(Charts and diagrams as code)
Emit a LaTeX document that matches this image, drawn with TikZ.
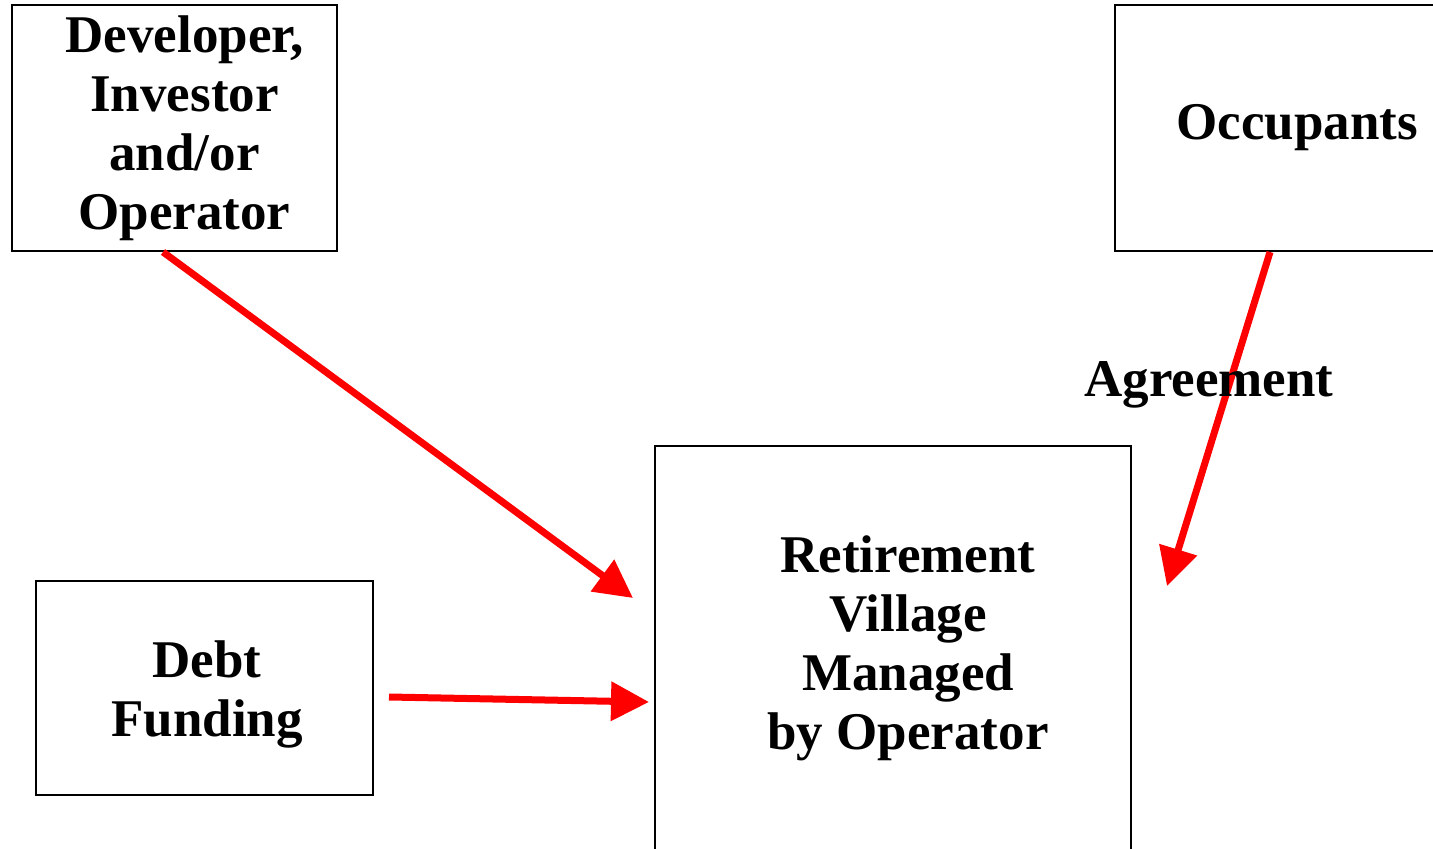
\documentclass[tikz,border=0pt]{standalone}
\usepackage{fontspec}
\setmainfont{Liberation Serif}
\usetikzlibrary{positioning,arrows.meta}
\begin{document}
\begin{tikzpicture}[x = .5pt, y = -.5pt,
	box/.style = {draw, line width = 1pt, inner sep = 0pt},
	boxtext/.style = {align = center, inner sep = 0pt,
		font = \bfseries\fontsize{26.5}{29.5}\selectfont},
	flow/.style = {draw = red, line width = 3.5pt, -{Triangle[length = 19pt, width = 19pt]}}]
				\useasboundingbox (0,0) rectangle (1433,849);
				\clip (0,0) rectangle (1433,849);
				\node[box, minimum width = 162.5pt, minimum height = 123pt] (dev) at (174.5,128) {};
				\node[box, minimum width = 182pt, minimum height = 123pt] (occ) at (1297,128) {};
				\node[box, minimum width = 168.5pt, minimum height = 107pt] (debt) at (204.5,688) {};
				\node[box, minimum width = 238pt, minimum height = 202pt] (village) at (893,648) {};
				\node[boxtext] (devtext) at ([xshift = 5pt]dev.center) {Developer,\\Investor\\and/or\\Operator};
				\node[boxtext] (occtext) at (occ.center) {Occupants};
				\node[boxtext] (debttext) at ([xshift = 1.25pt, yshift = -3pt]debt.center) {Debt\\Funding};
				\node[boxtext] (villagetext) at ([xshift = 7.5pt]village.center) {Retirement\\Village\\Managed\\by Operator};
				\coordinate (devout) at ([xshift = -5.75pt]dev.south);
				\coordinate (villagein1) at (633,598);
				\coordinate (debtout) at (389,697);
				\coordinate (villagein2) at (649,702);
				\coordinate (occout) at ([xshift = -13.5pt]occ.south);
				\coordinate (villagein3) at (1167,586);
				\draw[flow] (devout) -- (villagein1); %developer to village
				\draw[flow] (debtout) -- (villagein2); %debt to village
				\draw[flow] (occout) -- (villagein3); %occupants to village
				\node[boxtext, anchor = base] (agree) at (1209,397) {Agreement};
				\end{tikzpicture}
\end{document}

---

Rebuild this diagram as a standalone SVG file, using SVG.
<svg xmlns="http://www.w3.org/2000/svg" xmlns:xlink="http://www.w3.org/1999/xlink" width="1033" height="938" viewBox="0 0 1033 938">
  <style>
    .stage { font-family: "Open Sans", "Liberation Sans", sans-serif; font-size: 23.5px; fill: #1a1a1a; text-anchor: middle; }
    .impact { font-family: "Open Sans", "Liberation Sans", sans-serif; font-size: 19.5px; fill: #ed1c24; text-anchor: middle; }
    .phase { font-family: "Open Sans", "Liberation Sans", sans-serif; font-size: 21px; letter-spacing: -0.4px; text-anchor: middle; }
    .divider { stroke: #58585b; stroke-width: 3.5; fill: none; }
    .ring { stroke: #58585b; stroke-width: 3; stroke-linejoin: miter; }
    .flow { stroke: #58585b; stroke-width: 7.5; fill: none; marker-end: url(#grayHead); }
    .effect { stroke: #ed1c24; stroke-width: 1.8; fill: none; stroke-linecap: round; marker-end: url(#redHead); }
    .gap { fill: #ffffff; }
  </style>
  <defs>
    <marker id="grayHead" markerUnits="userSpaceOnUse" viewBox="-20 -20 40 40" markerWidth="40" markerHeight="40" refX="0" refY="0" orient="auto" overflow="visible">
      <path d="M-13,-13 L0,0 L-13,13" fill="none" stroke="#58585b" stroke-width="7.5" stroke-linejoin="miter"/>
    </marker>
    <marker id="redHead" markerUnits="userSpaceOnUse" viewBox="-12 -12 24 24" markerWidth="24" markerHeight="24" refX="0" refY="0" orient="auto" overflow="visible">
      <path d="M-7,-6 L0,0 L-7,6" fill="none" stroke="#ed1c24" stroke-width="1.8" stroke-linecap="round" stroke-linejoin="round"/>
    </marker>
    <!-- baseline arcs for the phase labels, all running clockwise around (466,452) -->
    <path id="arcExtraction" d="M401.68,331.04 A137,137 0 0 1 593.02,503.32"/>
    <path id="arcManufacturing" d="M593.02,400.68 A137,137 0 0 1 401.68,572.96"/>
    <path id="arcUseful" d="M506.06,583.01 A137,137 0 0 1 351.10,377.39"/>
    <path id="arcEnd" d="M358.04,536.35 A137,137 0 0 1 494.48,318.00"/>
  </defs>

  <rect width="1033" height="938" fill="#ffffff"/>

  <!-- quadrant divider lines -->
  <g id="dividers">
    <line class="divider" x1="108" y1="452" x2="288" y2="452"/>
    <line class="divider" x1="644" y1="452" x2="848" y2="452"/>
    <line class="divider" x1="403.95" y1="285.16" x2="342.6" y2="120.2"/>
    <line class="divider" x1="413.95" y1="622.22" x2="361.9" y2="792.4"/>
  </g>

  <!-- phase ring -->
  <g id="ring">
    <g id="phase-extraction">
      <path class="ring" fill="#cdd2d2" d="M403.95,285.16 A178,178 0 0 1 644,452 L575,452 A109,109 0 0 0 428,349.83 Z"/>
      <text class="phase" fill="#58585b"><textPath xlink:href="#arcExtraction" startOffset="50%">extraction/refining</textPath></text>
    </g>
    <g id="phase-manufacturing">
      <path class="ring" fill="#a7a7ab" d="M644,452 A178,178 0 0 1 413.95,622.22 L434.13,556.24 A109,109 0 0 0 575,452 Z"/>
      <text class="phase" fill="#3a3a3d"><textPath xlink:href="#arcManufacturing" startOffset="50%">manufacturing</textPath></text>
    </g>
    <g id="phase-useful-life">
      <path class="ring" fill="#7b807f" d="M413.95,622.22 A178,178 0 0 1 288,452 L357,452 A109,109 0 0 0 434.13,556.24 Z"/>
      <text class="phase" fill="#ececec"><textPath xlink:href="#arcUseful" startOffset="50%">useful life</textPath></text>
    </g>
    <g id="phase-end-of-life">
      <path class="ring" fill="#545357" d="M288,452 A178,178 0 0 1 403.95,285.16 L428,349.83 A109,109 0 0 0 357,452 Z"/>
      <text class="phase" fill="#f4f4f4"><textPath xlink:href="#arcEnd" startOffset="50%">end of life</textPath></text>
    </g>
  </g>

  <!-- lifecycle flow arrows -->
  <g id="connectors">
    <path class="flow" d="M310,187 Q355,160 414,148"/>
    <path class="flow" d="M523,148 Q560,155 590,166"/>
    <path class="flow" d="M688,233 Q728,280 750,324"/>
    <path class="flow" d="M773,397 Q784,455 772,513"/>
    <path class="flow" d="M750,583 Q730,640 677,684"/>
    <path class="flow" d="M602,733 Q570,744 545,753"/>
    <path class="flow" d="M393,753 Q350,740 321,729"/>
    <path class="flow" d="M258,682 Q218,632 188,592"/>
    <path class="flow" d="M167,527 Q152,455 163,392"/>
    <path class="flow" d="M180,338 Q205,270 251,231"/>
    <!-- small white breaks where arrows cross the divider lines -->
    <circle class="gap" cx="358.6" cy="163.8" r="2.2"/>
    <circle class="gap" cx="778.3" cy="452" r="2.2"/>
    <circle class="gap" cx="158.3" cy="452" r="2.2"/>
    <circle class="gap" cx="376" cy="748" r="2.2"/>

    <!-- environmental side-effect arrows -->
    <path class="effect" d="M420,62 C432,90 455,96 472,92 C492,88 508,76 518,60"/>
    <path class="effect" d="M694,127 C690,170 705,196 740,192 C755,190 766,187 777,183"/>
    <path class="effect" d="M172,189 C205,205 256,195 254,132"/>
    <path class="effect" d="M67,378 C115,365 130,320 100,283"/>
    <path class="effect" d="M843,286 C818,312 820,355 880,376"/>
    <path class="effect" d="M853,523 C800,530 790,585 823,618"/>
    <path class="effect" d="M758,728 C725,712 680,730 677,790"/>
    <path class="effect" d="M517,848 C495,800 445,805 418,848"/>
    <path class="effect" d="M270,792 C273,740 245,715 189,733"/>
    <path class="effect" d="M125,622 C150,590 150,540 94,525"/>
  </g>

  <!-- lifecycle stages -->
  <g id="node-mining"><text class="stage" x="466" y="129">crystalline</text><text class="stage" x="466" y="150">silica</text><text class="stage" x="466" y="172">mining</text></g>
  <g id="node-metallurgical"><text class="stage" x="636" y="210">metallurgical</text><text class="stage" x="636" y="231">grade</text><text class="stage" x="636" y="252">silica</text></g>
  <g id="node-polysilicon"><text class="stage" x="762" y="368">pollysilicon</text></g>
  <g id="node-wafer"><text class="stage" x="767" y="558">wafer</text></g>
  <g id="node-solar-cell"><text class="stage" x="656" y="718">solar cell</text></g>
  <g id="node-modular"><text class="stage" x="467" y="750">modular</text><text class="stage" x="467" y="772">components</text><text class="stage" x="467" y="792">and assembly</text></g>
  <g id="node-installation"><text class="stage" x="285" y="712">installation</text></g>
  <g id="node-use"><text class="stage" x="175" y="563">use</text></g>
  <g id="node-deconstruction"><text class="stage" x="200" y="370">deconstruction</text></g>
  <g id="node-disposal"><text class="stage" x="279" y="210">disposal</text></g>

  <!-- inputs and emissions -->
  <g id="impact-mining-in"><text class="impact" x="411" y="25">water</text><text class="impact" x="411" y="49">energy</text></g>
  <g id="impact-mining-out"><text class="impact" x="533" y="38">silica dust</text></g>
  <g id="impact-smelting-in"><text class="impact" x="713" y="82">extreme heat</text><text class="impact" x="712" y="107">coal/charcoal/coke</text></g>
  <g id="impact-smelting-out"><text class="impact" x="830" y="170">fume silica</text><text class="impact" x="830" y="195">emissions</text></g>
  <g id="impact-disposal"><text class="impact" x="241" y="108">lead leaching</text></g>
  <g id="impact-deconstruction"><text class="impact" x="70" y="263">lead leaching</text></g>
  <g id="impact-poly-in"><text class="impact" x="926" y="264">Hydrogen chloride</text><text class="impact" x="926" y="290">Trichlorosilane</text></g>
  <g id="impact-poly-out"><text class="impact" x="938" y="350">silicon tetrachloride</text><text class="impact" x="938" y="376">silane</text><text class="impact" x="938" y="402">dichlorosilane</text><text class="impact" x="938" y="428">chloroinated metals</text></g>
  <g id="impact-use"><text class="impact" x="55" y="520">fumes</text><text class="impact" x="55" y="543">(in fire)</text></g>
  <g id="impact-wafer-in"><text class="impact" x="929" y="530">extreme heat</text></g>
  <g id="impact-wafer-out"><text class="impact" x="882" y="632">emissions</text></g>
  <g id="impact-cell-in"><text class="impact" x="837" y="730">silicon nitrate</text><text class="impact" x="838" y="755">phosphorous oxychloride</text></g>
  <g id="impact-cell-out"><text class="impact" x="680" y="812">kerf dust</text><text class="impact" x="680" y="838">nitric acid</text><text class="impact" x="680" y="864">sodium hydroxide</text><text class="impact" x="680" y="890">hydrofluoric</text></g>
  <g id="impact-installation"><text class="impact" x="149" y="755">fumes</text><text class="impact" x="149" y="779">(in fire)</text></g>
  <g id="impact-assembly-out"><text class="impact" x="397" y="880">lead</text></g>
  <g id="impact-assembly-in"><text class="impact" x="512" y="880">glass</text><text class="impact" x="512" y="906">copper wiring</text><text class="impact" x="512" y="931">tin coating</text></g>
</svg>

→ TASK TO CARRY OUT
Where a line of the data holds "standalone", show that line.

→ EXERCISE RESPONSE
\documentclass[tikz,border=0pt]{standalone}
Rebuild this diagram as a standalone SVG file, using SVG.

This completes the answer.